Answer: The answer will vary depending on the persons perspective. A member of the public who is working with the police to shut down a business that is laundering money, is not dealing with individual officers but with the financial crimes unit and is therefore engaging in a specialized interaction. Individual officers will be sent to enforce the law once the investigation has concluded. Members of the public who are engaging in a normative or casual interaction with individual officers are dealing with what is properly called the police. The public do not respect police officers who act as lackeys for corrupt politicians or baseless laws when they shut down ski hills, parks, malls, kids baseball games and more.

4. The degree of cooperation of the public that can be secured diminishes proportionately to the necessity of the use of physical force.

Question: Will the public cooperate with vague laws? Answer: No, historically people do not cooperate with vague laws as seen with the prohibition of alcohol, weed or prostitution. Using force to prohibit the trivial is a waste of resources and tax payer money.

5. Police seek and preserve public favor not by catering to the public opinion but by constantly demonstrating absolute impartial service to the law.

Question: Do modern police cater to public opinion are they just demonstrate an impartial service to the law? Answer: No, the current public health dictatorship has shown that modern police cater to those public opinions which use police to report large gatherings on ski hills or at bars. Arbitrary orders, which have not gone through legislative debate, do not supersede the constitution. The police cannot claim that the courts must decide weather or not an arbitrary law supersedes the constitution because there is case law that has already settled the debate.

6. Police use physical force to the extent necessary to secure observance of the law or to restore order only when the exercise of persuasion, advice and warning is found to be insufficient.

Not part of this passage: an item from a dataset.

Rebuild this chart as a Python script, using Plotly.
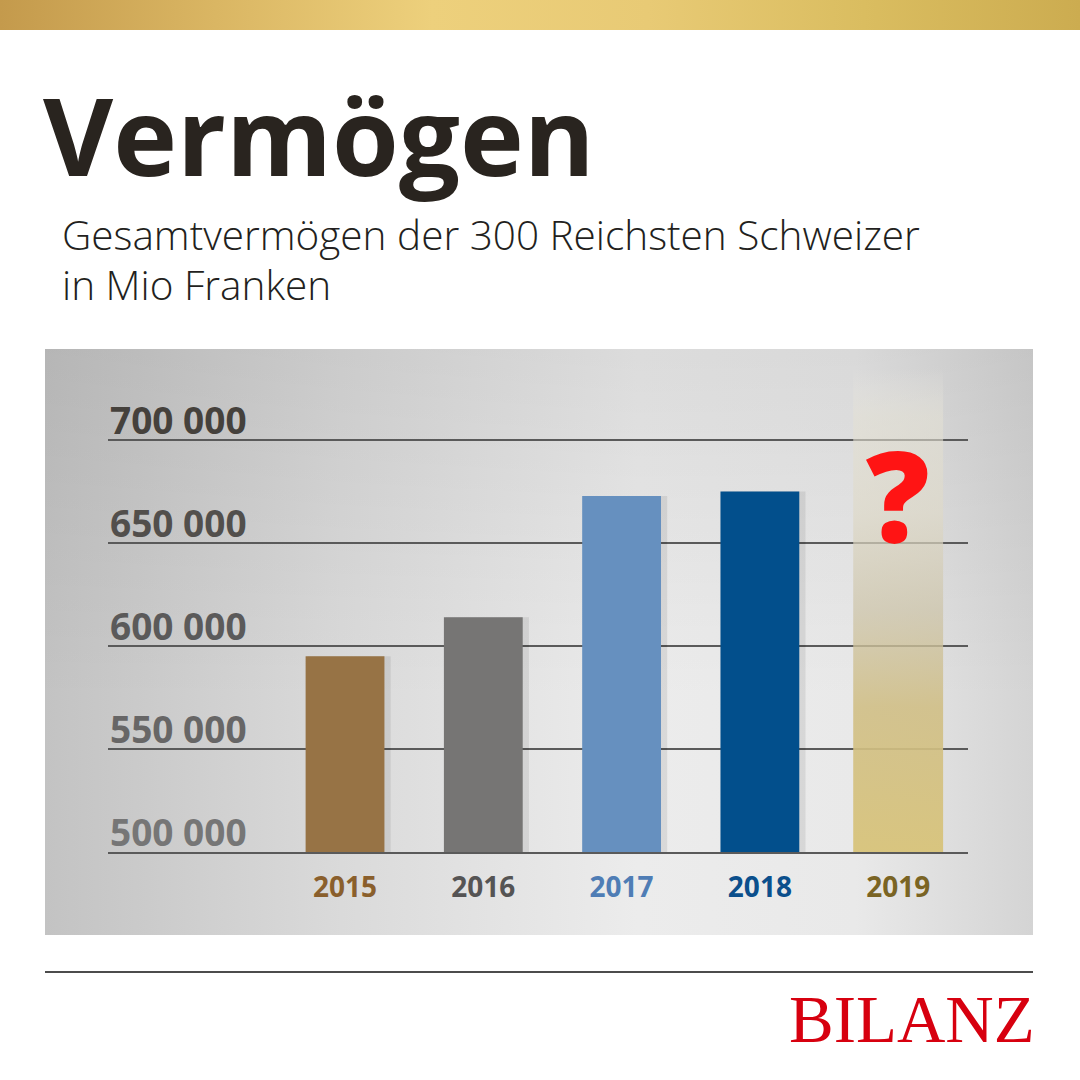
import plotly.graph_objects as go

# ---- data ----
years = ["2015", "2016", "2017", "2018", "2019"]
values = [595000, 614000, 672800, 675000]          # 2019 unknown
year_colors = ["#8a5f2c", "#555454", "#4f7db5", "#0b4f8c", "#7a6424"]
bar_colors = ["#977345", "#767574", "#6690bf", "#024f8c"]
placeholder_top = 735000                            # faded 2019 column
question_y = 674500
y_ticks = [500000, 550000, 600000, 650000, 700000]
y_tick_labels = ["500 000", "550 000", "600 000", "650 000", "700 000"]
y_tick_colors = ["#767676", "#676666", "#5b5a5a", "#524f4c", "#45413c"]

title = "Vermögen"
subtitle1 = "Gesamtvermögen der 300 Reichsten Schweizer"
subtitle2 = "in Mio Franken"
brand = "BILANZ"

fig = go.Figure()

# ---- decoration layer (pixel coordinates on x/y) ----
fig.add_trace(go.Scatter(
    x=[0, 1080, 1080, 0, 0], y=[0, 0, 30, 30, 0], mode="lines",
    line=dict(width=0), fill="toself", hoverinfo="skip",
    fillgradient=dict(type="horizontal", colorscale=[
        [0, "#c49a4c"], [0.2, "#dab663"], [0.4, "#edd07c"], [0.6, "#e8ca75"],
        [0.8, "#dabd60"], [1, "#ccac50"]]),
    xaxis="x", yaxis="y"))
fig.add_trace(go.Scatter(
    x=[45, 1033, 1033, 45, 45], y=[349, 349, 935, 935, 349], mode="lines",
    line=dict(width=0), fill="toself", hoverinfo="skip",
    fillgradient=dict(type="horizontal", colorscale=[
        [0, "#c3c3c3"], [0.3, "#dadada"], [0.6, "#ececec"], [0.82, "#e9e9e9"],
        [1, "#d4d4d4"]]),
    xaxis="x", yaxis="y"))
fig.add_trace(go.Scatter(
    x=[45, 1033, 1033, 45, 45], y=[349, 349, 935, 935, 349], mode="lines",
    line=dict(width=0), fill="toself", hoverinfo="skip",
    fillgradient=dict(type="vertical", start=349, stop=935, colorscale=[
        [0, "rgba(0,0,0,0.07)"], [0.6, "rgba(0,0,0,0)"], [1, "rgba(0,0,0,0)"]]),
    xaxis="x", yaxis="y"))

# ---- chart layer (x2/y2) ----
xs = list(range(len(values)))
fig.add_trace(go.Bar(
    x=[i + 0.03 for i in xs], y=values, width=0.6,
    marker=dict(color="rgba(0,0,0,0.08)", line=dict(width=0)),
    hoverinfo="skip", xaxis="x2", yaxis="y2"))
fig.add_trace(go.Bar(
    x=xs, y=values, width=0.57,
    marker=dict(color=bar_colors, line=dict(width=0)),
    xaxis="x2", yaxis="y2"))

i19 = len(years) - 1
hw = 0.325
fig.add_trace(go.Scatter(
    x=[i19 - hw, i19 + hw, i19 + hw, i19 - hw, i19 - hw],
    y=[y_ticks[0], y_ticks[0], placeholder_top, placeholder_top, y_ticks[0]],
    mode="lines", line=dict(width=0), fill="toself", hoverinfo="skip",
    fillgradient=dict(type="vertical", start=y_ticks[0], stop=placeholder_top,
                      colorscale=[[0, "rgba(216,196,124,0.97)"],
                                  [0.3, "rgba(208,190,132,0.88)"],
                                  [0.5, "rgba(205,196,168,0.72)"],
                                  [0.7, "rgba(222,217,200,0.7)"],
                                  [0.9, "rgba(228,225,212,0.55)"],
                                  [1, "rgba(235,233,226,0)"]]),
    xaxis="x2", yaxis="y2"))

annotations = []
for v, lab, col in zip(y_ticks, y_tick_labels, y_tick_colors):
    annotations.append(dict(
        x=108 / 1080, xref="paper", xanchor="left", y=v, yref="y2",
        yanchor="bottom", yshift=-7, text=lab, showarrow=False,
        font=dict(family="Open Sans", size=37, color=col, weight="bold")))

annotations.append(dict(
    x=i19, xref="x2", y=question_y, yref="y2", text="?", showarrow=False,
    xanchor="center", yanchor="middle",
    font=dict(family="Open Sans", size=126, color="#ff1414", weight=800)))

annotations += [
    dict(x=41 / 1080, y=1 - 134 / 1080, xref="paper", yref="paper", text=title,
         showarrow=False, xanchor="left", yanchor="middle",
         font=dict(family="Open Sans", size=108, color="#29241f", weight="bold")),
    dict(x=60 / 1080, y=1 - 235 / 1080, xref="paper", yref="paper", text=subtitle1,
         showarrow=False, xanchor="left", yanchor="middle",
         font=dict(family="Open Sans", size=40.5, color="#231f20", weight=300)),
    dict(x=60 / 1080, y=1 - 285 / 1080, xref="paper", yref="paper", text=subtitle2,
         showarrow=False, xanchor="left", yanchor="middle",
         font=dict(family="Open Sans", size=40.5, color="#231f20", weight=300)),
    dict(x=1037 / 1080, y=1 - 1019 / 1080, xref="paper", yref="paper", text=brand,
         showarrow=False, xanchor="right", yanchor="middle",
         font=dict(family="Liberation Serif", size=67, color="#d7000f")),
]

tick_text = [f"<span style='color:{c}'>{y}</span>" for y, c in zip(years, year_colors)]

fig.update_layout(
    width=1080, height=1080, margin=dict(l=0, r=0, t=0, b=0),
    paper_bgcolor="white", plot_bgcolor="rgba(0,0,0,0)",
    showlegend=False, barmode="overlay",
    xaxis=dict(domain=[0, 1], range=[0, 1080], visible=False, fixedrange=True),
    yaxis=dict(domain=[0, 1], range=[1080, 0], visible=False, fixedrange=True),
    xaxis2=dict(domain=[108 / 1080, 968 / 1080], anchor="y2", range=[-1.714, 4.505],
                tickvals=list(range(len(years))), ticktext=tick_text,
                tickfont=dict(family="Open Sans", size=28, weight="bold"),
                showgrid=False, zeroline=False, showline=True,
                linecolor="#5a5a5a", linewidth=2, ticks="", ticklabelstandoff=9),
    yaxis2=dict(domain=[1 - 852 / 1080, 1 - 852 / 1080 + 494.4 / 1080], anchor="x2",
                range=[500000, 740000], tickvals=y_ticks, showticklabels=False,
                showgrid=True, gridcolor="#5a5a5a", gridwidth=2, zeroline=False),
    shapes=[dict(type="line", xref="paper", yref="paper", x0=45 / 1080, x1=1033 / 1080,
                 y0=1 - 972 / 1080, y1=1 - 972 / 1080, line=dict(color="#111111", width=1.5))],
    annotations=annotations,
)

fig.write_html("out.html", config={"displayModeBar": False},
               post_script="document.body.style.margin='0';")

Question: Do modern police exercise persuasion, advice and warning effectively enough to limit their use of physical force? Answer: No, there are numerous police related videos which show police officers using a disproportionate amount of physical force when dealing with people who, granted, may be argumentative and insolent, but are not overtly violent.

7. Police, at all times, should maintain a relationship with the public that gives reality to the historic tradition that the police are the public and the public are the police; the police being only members of the public who are paid to give full-time attention to duties which are incumbent on every citizen in the interests of community welfare and existence.

Question: Do modern police see themselves as the public and that the public is also the police? Answer: We can infer that the deliberate lack of transparency indicates that the police do not see the public as the police because they refuse to hold themselves accountable for misconduct. See here:Only 1% of public complaints against Toronto cops led to a disciplinary hearing in past 5 years | CBC News

8.Police should always direct their action strictly towards their functions and never appear to usurp the powers of the judiciary.

Question: Do the police use their coercive powers to usurp the judiciary? Answer: Yes, when the police collude with politicians by having the mayor on the police services board and then use the courts as a battering ram to silent dissent by putting bail conditions on “controversial” people, then they are engaging in collusion and lawfare.

9. The test of police efficiency is the absence of crime and disorder, not the visible evidence of police action in dealing with it.

Question: Do the police effectively prevent crime and disorder in major urban areas? Answer: No, it is a logistical impossibility to stop gang related violence while also promoting the nonsensical politically correct agenda that gave rise to much of the gang violence that can be observed today. Examples of multicultural hotspots for crime can be seen in many parts of Toronto, Mississauga, Brampton(Ontario) ,Surrey and Vancouver(BC), LA, New York, Detroit, Chicago(US) and in Bradford, Manchester, Nottingham, London and Luton(UK).